Zeitraum Konzernumsatz in Mio. $ Operativer Gewinn in Mio. $ siehe auch:
Jan. – März 2008 2.093,0 -81,0  
April – Juni 2008 2.485,0 -18,0 Kodak sieht sich auf dem richtigen Weg
Juli – Sept. 2008 2.405,0 147,0 Kodak mit deutlichem Gewinnzuwachs
Okt. – Dez. 2008 2.433,0 -133,0 Kodak stürzt im zweiten Halbjahr 2008 ab
Gesamtjahr 2008 9.416,0 -85,0* *Kodak meldet 120 Mio. $ Verlust, die sich aber rechnerisch nicht ergeben, hier kann es zu nachträglichen Verschiebungen in der Rechnungslegung gekommen sein.
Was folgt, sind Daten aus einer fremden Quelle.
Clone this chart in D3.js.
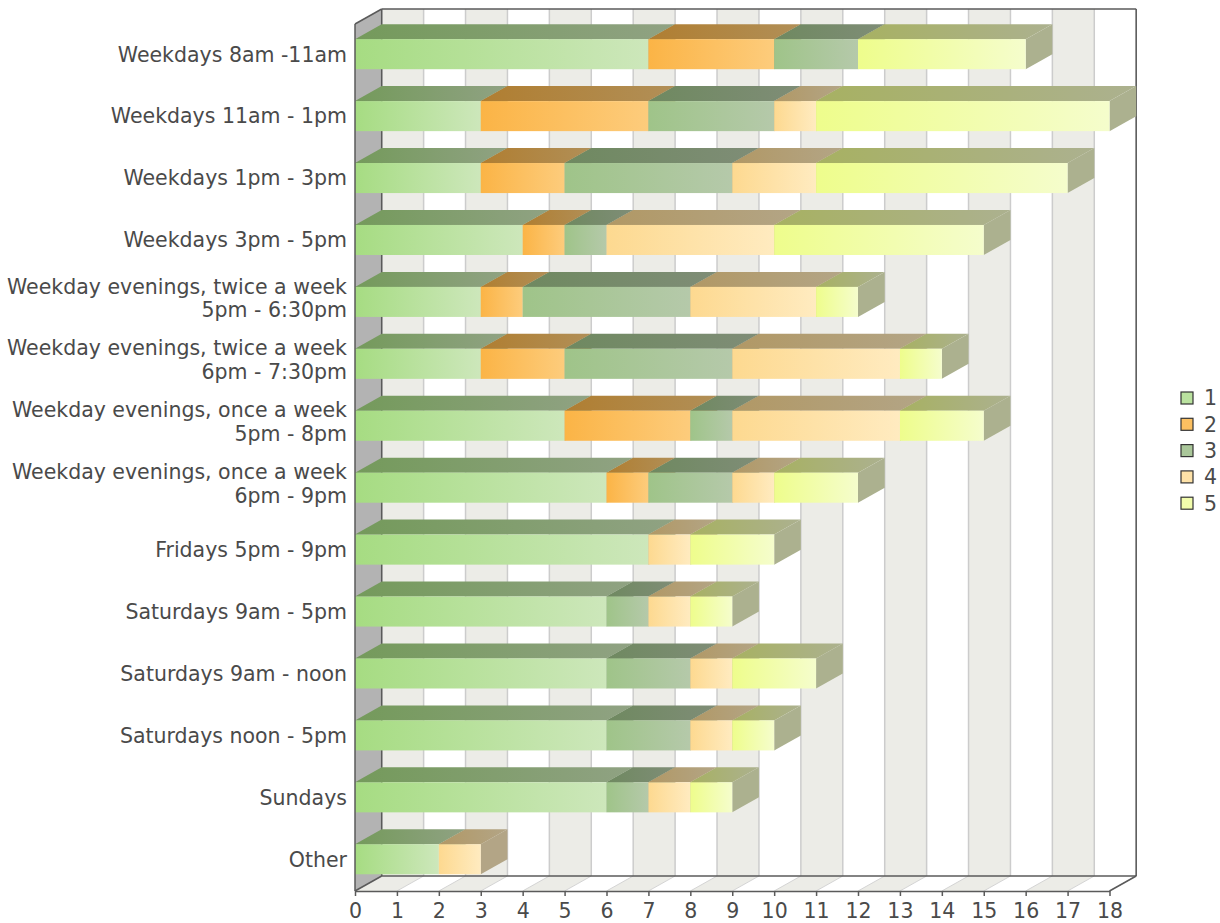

Jan. – März 2009 1.477,0 -360,0 Kodak verdreifacht den Quartalsverlust
April – Juni 2009 1.766,0 -191,0 Kodak sitzt in der Verlustzone fest
Juli – Sept. 2009 1.781,0 -111,0 Kodak; ein Schatten vergangener Jahre
Okt. – Dez. 2009 2.582,0 430,0 Kodak-Patente mindern Kodak-Verluste
Gesamtjahr 2009 7.606,0 -232,0  
Jan. – März 2010 1.933,0 119,0 Kodak wieder mit Quartalsgewinn
April – Juni 2010 1.569,0 -167,0 Eastman Kodak – zurück in der Verlustzone
Juli-Sept. 2010 1.758,0 -43,0 Eastman Kodak: Millionen-Einnahme durch Lizenzgeschäft
Okt.-Dez. 2010 1.927,0 33,0 Eastman Kodak: Lizenzeinnahmen rückläufig – Digitalgeschäft schrumpft
Gesamtjahr 2010 7.187,0 -58,0  
Jan.-März 2011 1.322,0 -249,0 Kodak: Fehlendes Lizenzgeschäft rächt sich
April-Juni 2011 1.485,0 -179,0  

 
(agün)
 

Nachtrag (28.7.2011; 13:28 Uhr): Einen Satz in der Einleitung korrigiert. Die ursrpüngliche Fassung („Das amerikanische Traditionsunternehmen Eastman Kodak will 1.100 Digital-Patente zum Verkauf anbieten. Die Lizenzeinnahmen sollen die rettende Krücke zurück in die Gewinnzone sein:“) legte nahe, Kodak plane etwas, was so nicht möglich ist: Patente verkaufen und dennoch Lizenzgebühren damit zu erlösen. Entsprechend wurde im letzten Absatz ein „und die Verkaufserlöse der Patente“ eingefügt.